My kids have been struggling this spring and their exam scores have been pretty sad. Its been one of those years. To help matters, I began adjusting my pace, but I also wanted to implement some sort of structure for collaborative learning. Idea: group exams.
Sadly, I’ve never really used group exams. To be honest, the collaboration aspect of my lessons is usually pretty lackluster as a whole. I may have used group exams once or twice before, but it wasn’t significant enough for me to remember the experience. So, I had no idea on how I was going to structure it now. Brian Vancil mentioned that I try a two-stage exam.
It was amazing.
During a two-stage exam, you first have students take an exam independently, like they normally would (this is stage one). Immediately after you collect it, you get them in groups and give them the same exact exam (this is stage two). They collaborate and submit one document with everyone’s name on it. Their final grade: 80% stage one and 20% stage two. These percentages can certainly be adjusted.
Student discussion during stage two was rich and completely focused on the mathematics. The kids were consumed with sharing their ideas, strategies, and misconceptions. Even my more introverted students were voluntarily sharing their thoughts in the groups. As I was walking around observing, part of me felt like I was dreaming. It was that good.
Their scores didn’t disappoint, either. I’ve given these exams a few times over the course of this spring and, overall, the results have been better than my traditional exams. But their scores are the least of my concerns. And two-stage exams do way more than merely inform me about how well my students understand something.
Students actually LEARN from these exams.

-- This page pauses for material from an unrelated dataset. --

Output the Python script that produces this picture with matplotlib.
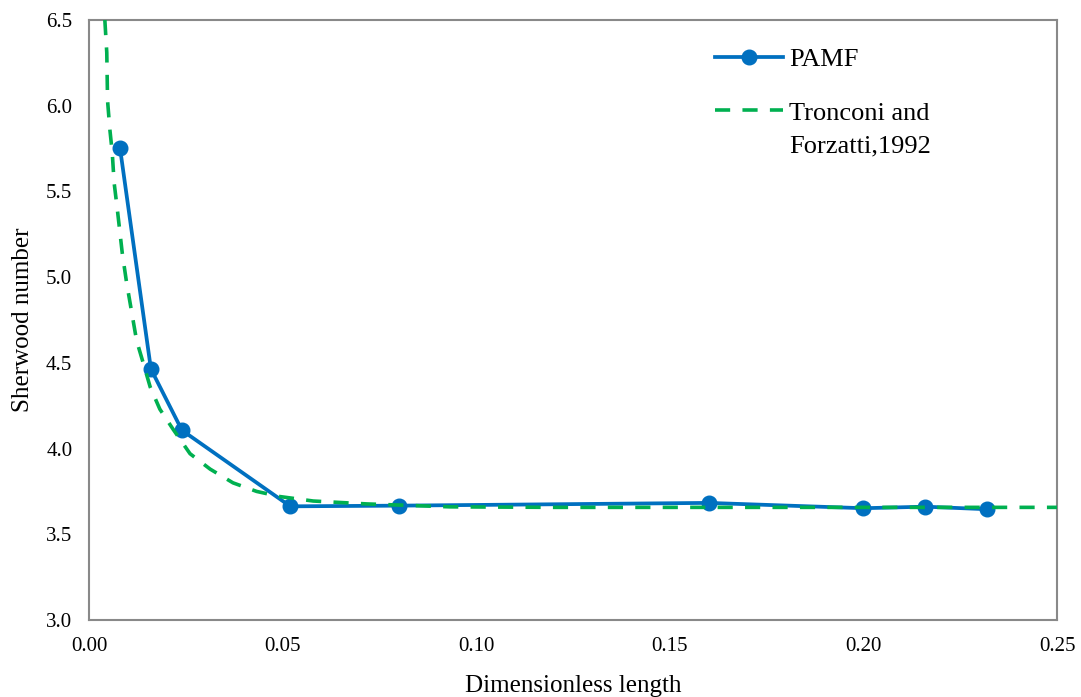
import numpy as np
import matplotlib
matplotlib.use("Agg")
import matplotlib.pyplot as plt

# PAMF results
pamf_x = [0.008, 0.016, 0.024, 0.052, 0.080, 0.160, 0.200, 0.216, 0.232]
pamf_y = [5.756, 4.464, 4.107, 3.663, 3.667, 3.683, 3.652, 3.661, 3.646]

# Tronconi and Forzatti (1992) correlation
tf_x = [0.0041, 0.0046, 0.0048, 0.0054, 0.0060, 0.0065, 0.0073, 0.0080, 0.0086,
        0.0097, 0.0110, 0.0123, 0.0140, 0.0158, 0.0183, 0.0218, 0.0261, 0.0313,
        0.0372, 0.0433, 0.0493, 0.0579, 0.0718, 0.0932, 0.12, 0.16, 0.20, 0.25]
tf_y = [6.50, 6.31, 6.03, 5.86, 5.73, 5.55, 5.40, 5.26, 5.14,
        4.97, 4.80, 4.63, 4.50, 4.36, 4.23, 4.11, 3.97, 3.88,
        3.80, 3.75, 3.72, 3.694, 3.677, 3.660, 3.657, 3.657, 3.657, 3.657]

plt.rcParams['font.family'] = ['Liberation Serif', 'DejaVu Serif']

fig = plt.figure(figsize=(10.81, 6.97), dpi=100)
ax = fig.add_axes([0.0823, 0.1105, 0.8955, 0.8608])

ax.plot(pamf_x, pamf_y, color='#0070C0', lw=2.7, marker='o', markersize=10.5,
        label='PAMF', zorder=3)
ax.plot(tf_x, tf_y, color='#00B050', lw=2.6, linestyle=(0, (4.2, 3.4)),
        label='Tronconi and', zorder=4)

ax.set_xlim(0, 0.25)
ax.set_ylim(3.0, 6.5)
ax.set_xticks(np.arange(0, 0.2501, 0.05))
ax.set_yticks(np.arange(3.0, 6.501, 0.5))
ax.xaxis.set_major_formatter(matplotlib.ticker.FormatStrFormatter('%.2f'))
ax.yaxis.set_major_formatter(matplotlib.ticker.FormatStrFormatter('%.1f'))
ax.tick_params(length=0, labelsize=15)
ax.tick_params(axis='y', pad=12)
ax.tick_params(axis='x', pad=12)

for s in ax.spines.values():
    s.set_color('#898989')
    s.set_linewidth(1.5)

ax.set_xlabel('Dimensionless length', fontsize=18, labelpad=14)
ax.set_ylabel('Sherwood number', fontsize=18, labelpad=9)

leg = ax.legend(loc='upper left', bbox_to_anchor=(0.622, 0.993), frameon=False,
                fontsize=19, handlelength=2.6, handletextpad=0.2,
                labelspacing=1.13)

# second line of the Tronconi label, placed under the first one
fig.canvas.draw()
bb = leg.get_texts()[1].get_window_extent()
fig.text(bb.x0 / fig.bbox.width, (bb.y0 - 33) / fig.bbox.height,
         'Forzatti,1992', fontsize=19, ha='left', va='bottom')

fig.savefig('out.png', dpi=100)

They’re driven by the students, reduce anxiety, and afford the kids a great opportunity to communicate their thoughts in a meaningful way. I’ve polled my kids after each of the exams and their attitudes towards the experience were overwhelmingly positive. The kids loved the immediate feedback and the ability to learn what they did wrong (and right). They were teaching and learning from each other in ways I’ve never seen. There were so many “ah-ha!” moments during stage two that they were hard to count. The groups were reflecting about what they did and didn’t do and unifying these thoughts to really learn from each other.
My kids are looking forward to the next exam. I’ve never heard that before.
bp
P.S. There’s also some introductory research on two stage exams conducted by Carl E. Wieman, Georg W. Rieger, and Cynthia E. Heiner. A good read!
Hi Brian,
Interesting idea! I would like to try this out. Did you group the kids based on ability for the second stage?
Hey! Yes, I had heterogeneous grouping for stage 2. Worked well. I assigned seats for stage 1 that allowed for groups to easily sit together during stage 2. Let me know how it goes!